Selain dialog antar agama yang mendapat tantangan dari kasus UAS, agenda lain yang harus pula dilakukan adalah perjuangan mengampanyekan Islam wasathiyah. Gerakan ini berusaha menunjukkan kepada publik, tidak hanya di Indonesia tetapi juga di dunia, bahwa Islam bukanlah agama yang membawa ekstrimisme dan radikalisme.

Keseriusan ulama-ulama Indonesia membangun gerakan ini ditandai dengan gelaran High Level Consultation of World Muslim Scholars on Wasathiyyah Islam selama tiga hari (1-3 Mei 2019) di Bogor.

Pada pertemuan ulama dan cendekiawan muslim dunia itu, Grand Sheikh Al Azhar Dr Ahmad Thoyyib yang juga tokoh sentral di universitas tempat UAS menimba ilmu juga turut hadir. Dr Ahmad Thoyyib dalam ceramahnya mengamanahkan kepada alumni Al Azhar yang beliau sebut sebagai anak itu untuk bisa bekerja sama dengan berbagai pihak.

Tidak bisa dimungkiri, bahwa kasus UAS akan berpotensi memperberat kerja-kerja pengarus utamaan Islam Wasathiyah, apalagi UAS adalah salah satu alumni Universitas Al Azhar yang menjadi influencer bagi jutaan follower.

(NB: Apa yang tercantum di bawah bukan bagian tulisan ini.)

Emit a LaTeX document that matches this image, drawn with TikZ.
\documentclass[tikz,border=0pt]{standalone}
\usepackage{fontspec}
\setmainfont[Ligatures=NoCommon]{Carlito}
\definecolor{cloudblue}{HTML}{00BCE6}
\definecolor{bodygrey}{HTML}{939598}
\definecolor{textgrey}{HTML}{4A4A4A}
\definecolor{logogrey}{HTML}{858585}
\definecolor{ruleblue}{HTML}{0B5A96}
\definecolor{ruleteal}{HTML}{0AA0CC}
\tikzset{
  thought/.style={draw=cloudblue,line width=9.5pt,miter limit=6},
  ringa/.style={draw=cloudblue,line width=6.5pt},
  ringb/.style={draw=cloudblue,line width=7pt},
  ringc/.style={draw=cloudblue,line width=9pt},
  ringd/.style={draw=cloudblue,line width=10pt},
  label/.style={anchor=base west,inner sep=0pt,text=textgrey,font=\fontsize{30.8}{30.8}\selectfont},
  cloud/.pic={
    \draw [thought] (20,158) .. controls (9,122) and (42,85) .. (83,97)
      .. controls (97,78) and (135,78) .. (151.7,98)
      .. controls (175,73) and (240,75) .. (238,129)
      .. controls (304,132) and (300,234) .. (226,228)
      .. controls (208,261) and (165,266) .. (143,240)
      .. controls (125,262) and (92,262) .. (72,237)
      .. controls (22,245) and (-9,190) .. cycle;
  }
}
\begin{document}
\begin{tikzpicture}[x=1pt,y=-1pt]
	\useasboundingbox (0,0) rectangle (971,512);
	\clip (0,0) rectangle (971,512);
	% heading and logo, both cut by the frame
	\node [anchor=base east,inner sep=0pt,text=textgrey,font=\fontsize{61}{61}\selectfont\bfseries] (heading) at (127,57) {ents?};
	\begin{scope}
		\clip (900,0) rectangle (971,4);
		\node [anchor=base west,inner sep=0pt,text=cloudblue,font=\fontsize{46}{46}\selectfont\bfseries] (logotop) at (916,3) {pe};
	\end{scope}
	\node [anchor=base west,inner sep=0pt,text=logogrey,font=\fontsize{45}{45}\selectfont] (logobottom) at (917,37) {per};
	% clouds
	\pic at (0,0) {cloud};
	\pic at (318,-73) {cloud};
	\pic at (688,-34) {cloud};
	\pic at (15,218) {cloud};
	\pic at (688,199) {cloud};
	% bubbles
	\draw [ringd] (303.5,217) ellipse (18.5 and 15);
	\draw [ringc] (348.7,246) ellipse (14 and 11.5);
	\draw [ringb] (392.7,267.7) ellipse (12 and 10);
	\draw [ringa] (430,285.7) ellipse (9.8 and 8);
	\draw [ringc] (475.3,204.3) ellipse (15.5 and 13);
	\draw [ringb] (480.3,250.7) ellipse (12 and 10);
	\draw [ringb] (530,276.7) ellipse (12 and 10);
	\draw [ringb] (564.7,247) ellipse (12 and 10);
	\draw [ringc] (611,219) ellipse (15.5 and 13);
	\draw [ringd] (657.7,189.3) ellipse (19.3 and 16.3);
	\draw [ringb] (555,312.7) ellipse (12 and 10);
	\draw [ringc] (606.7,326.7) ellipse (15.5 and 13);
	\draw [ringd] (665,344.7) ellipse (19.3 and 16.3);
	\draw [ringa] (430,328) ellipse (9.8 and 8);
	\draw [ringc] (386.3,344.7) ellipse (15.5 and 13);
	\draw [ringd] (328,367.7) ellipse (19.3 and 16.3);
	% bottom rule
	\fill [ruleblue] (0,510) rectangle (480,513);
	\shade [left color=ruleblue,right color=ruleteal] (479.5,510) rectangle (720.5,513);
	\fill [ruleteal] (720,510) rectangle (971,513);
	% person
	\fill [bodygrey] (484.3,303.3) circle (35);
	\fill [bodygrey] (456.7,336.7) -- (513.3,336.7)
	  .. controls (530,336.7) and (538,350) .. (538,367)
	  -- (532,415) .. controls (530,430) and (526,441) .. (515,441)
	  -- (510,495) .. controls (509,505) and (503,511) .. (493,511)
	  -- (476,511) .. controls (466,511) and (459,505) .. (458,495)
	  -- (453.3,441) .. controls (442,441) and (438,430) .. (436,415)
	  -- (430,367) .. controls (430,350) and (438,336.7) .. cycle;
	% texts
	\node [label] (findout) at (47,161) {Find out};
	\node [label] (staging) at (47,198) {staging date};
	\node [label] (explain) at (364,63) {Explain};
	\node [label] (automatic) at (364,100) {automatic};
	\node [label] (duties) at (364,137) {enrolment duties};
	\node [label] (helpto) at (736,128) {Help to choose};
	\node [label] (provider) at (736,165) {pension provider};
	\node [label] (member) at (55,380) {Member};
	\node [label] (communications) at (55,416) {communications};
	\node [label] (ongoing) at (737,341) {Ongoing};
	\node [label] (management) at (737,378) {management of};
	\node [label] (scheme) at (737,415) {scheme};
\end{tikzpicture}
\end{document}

Kasus Ustaz Abdul Somad benar-benar hantaman keras bagi upaya dialog antar agama dan gerakan Islam wasathiah. Akan tetapi di luar itu semua, kita beruntung karena sebagian besar masyarakat Kristiani berlaku bijak. Mereka menyadari bahwa kasus UAS adalah karakter pribadi yang tidak bersangkut paut dengan masyarakat Islam secara keseluruhan.

Selain itu, baik langsung maupun tidak, sebagian umat Islam telah berusaha menjalin hubungan baik dengan saudara-saudara Nasrani, bahkan rela minta maaf atas nama UAS jika dianggap bersalah. Kedewasaan berpikir dan bersikap jamaah, baik Islam maupun Nasrani, adalah potensi besar untuk kembali menata rancang bangun dialog antar Iman dan Islam wasathiyah.